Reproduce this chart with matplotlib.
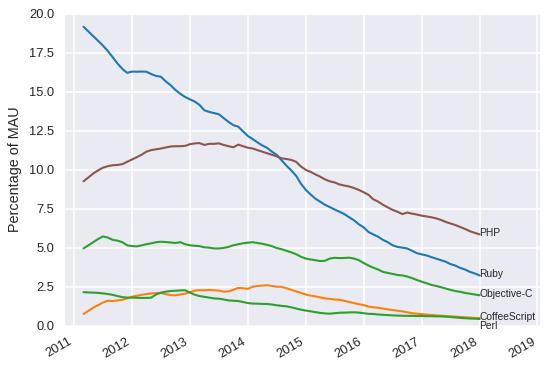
import matplotlib
matplotlib.use("Agg")
import matplotlib.pyplot as plt
import matplotlib.dates as mdates
import pandas as pd
import seaborn as sns

# ---- data (monthly, 2011-03 .. 2018-01) ----
start_month = "2011-03-01"
n_months = 83

ruby = [19.15, 18.85, 18.55, 18.25, 17.95, 17.6, 17.2, 16.8, 16.45, 16.2,
        16.28, 16.27, 16.28, 16.27, 16.12, 16.0, 15.95, 15.65, 15.4, 15.1,
        14.85, 14.65, 14.5, 14.35, 14.15, 13.8, 13.7, 13.62, 13.55, 13.3,
        13.05, 12.85, 12.75, 12.45, 12.15, 11.95, 11.75, 11.55, 11.4, 11.15,
        10.95, 10.6, 10.25, 9.95, 9.6, 9.1, 8.7, 8.4, 8.15, 7.95,
        7.75, 7.6, 7.45, 7.3, 7.15, 6.95, 6.75, 6.5, 6.3, 6.0,
        5.85, 5.7, 5.5, 5.35, 5.15, 5.05, 5.0, 4.95, 4.8, 4.65,
        4.57, 4.5, 4.4, 4.3, 4.2, 4.1, 3.95, 3.85, 3.7, 3.6,
        3.45, 3.35, 3.22]

php = [9.25, 9.5, 9.75, 9.95, 10.12, 10.22, 10.28, 10.3, 10.35, 10.5,
       10.65, 10.8, 10.95, 11.15, 11.25, 11.3, 11.35, 11.42, 11.48, 11.5,
       11.5, 11.52, 11.63, 11.68, 11.7, 11.58, 11.65, 11.65, 11.68, 11.58,
       11.5, 11.43, 11.6, 11.5, 11.4, 11.35, 11.25, 11.15, 11.05, 10.95,
       10.85, 10.72, 10.68, 10.62, 10.5, 10.2, 9.98, 9.85, 9.7, 9.55,
       9.38, 9.25, 9.18, 9.05, 8.98, 8.92, 8.82, 8.7, 8.55, 8.38,
       8.1, 7.95, 7.75, 7.58, 7.42, 7.3, 7.15, 7.25, 7.18, 7.12,
       7.05, 7.0, 6.95, 6.88, 6.78, 6.65, 6.55, 6.45, 6.32, 6.2,
       6.05, 5.95, 5.85]

objc = [4.95, 5.15, 5.35, 5.55, 5.72, 5.65, 5.5, 5.45, 5.35, 5.15,
        5.1, 5.08, 5.15, 5.22, 5.28, 5.35, 5.38, 5.36, 5.33, 5.3,
        5.35, 5.22, 5.15, 5.12, 5.1, 5.02, 5.0, 4.95, 4.95, 4.98,
        5.05, 5.15, 5.22, 5.28, 5.32, 5.35, 5.3, 5.25, 5.18, 5.1,
        4.98, 4.9, 4.8, 4.7, 4.58, 4.42, 4.3, 4.24, 4.2, 4.14,
        4.16, 4.3, 4.35, 4.33, 4.34, 4.36, 4.3, 4.2, 4.02, 3.85,
        3.72, 3.6, 3.45, 3.38, 3.32, 3.25, 3.22, 3.15, 3.05, 2.93,
        2.82, 2.72, 2.62, 2.55, 2.47, 2.38, 2.3, 2.22, 2.17, 2.1,
        2.05, 2.0, 1.95]

coffee = [0.75, 0.95, 1.15, 1.32, 1.48, 1.6, 1.58, 1.62, 1.66, 1.75,
          1.86, 1.92, 1.98, 2.03, 2.06, 2.09, 2.1, 2.02, 1.96, 1.95,
          2.0, 2.05, 2.15, 2.25, 2.28, 2.27, 2.29, 2.27, 2.25, 2.18,
          2.2, 2.3, 2.42, 2.4, 2.36, 2.5, 2.54, 2.57, 2.59, 2.55,
          2.5, 2.49, 2.4, 2.3, 2.2, 2.1, 2.0, 1.93, 1.88, 1.82,
          1.75, 1.72, 1.68, 1.66, 1.6, 1.52, 1.45, 1.38, 1.32, 1.22,
          1.18, 1.15, 1.1, 1.05, 1.0, 0.96, 0.92, 0.86, 0.8, 0.77,
          0.74, 0.71, 0.69, 0.66, 0.64, 0.62, 0.6, 0.58, 0.56, 0.54,
          0.52, 0.5, 0.49]

perl = [2.15, 2.13, 2.12, 2.1, 2.07, 2.03, 1.98, 1.9, 1.83, 1.8,
        1.8, 1.79, 1.78, 1.78, 1.8, 2.0, 2.12, 2.18, 2.22, 2.24,
        2.26, 2.27, 2.12, 1.98, 1.9, 1.85, 1.8, 1.75, 1.73, 1.68,
        1.62, 1.6, 1.58, 1.52, 1.45, 1.42, 1.41, 1.4, 1.39, 1.36,
        1.31, 1.27, 1.24, 1.18, 1.1, 1.03, 0.97, 0.92, 0.87, 0.82,
        0.79, 0.77, 0.8, 0.83, 0.84, 0.85, 0.86, 0.84, 0.8, 0.76,
        0.75, 0.72, 0.7, 0.68, 0.66, 0.65, 0.64, 0.63, 0.63, 0.62,
        0.62, 0.61, 0.61, 0.6, 0.6, 0.58, 0.56, 0.53, 0.5, 0.48,
        0.46, 0.45, 0.43]

names = ["Ruby", "PHP", "Objective-C", "CoffeeScript", "Perl"]
series = [ruby, php, objc, coffee, perl]
colors = ["#1f77b4", "#8c564b", "#2ca02c", "#ff7f0e", "#2ca02c"]
label_offsets = [1, 1, 1, 1, -5]  # points, vertical nudge of end labels

dates = pd.date_range(start_month, periods=n_months, freq="MS")

# ---- style ----
sns.set_style("darkgrid")
plt.rcParams["font.family"] = ["Liberation Sans", "DejaVu Sans"]

fig = plt.figure(figsize=(5.49, 3.70), dpi=100)
ax = fig.add_subplot(111)

for name, vals, c, off in zip(names, series, colors, label_offsets):
    ax.plot(dates, vals, color=c, linewidth=1.5)
    ax.annotate(name, xy=(dates[-1], vals[-1]), xytext=(0, off),
                textcoords="offset points", ha="left", va="center",
                fontsize=7.4, color="0.15")

ax.set_ylim(0, 20)
ax.set_xlim(pd.Timestamp("2010-10-29"), pd.Timestamp("2019-01-20"))
ax.xaxis.set_major_locator(mdates.YearLocator())
ax.xaxis.set_major_formatter(mdates.DateFormatter("%Y"))
ax.set_ylabel("Percentage of MAU", fontsize=10.4, color="0.15", labelpad=5)
ax.tick_params(axis="both", labelsize=9.3, colors="0.15", length=0, pad=7)
ax.grid(linewidth=1.1, color="white")
for lbl in ax.get_xticklabels():
    lbl.set_rotation(30)
    lbl.set_ha("right")

fig.subplots_adjust(left=0.1166, right=0.9845, top=0.9635, bottom=0.1197)
fig.savefig("out.png", dpi=100)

□ □ □ □ □ □ □

What the task asks: Copy out every line from the data above that has "matplotlib" in it.

Exercise output:
Reproduce this chart with matplotlib.
import matplotlib
matplotlib.use("Agg")
import matplotlib.pyplot as plt
import matplotlib.dates as mdates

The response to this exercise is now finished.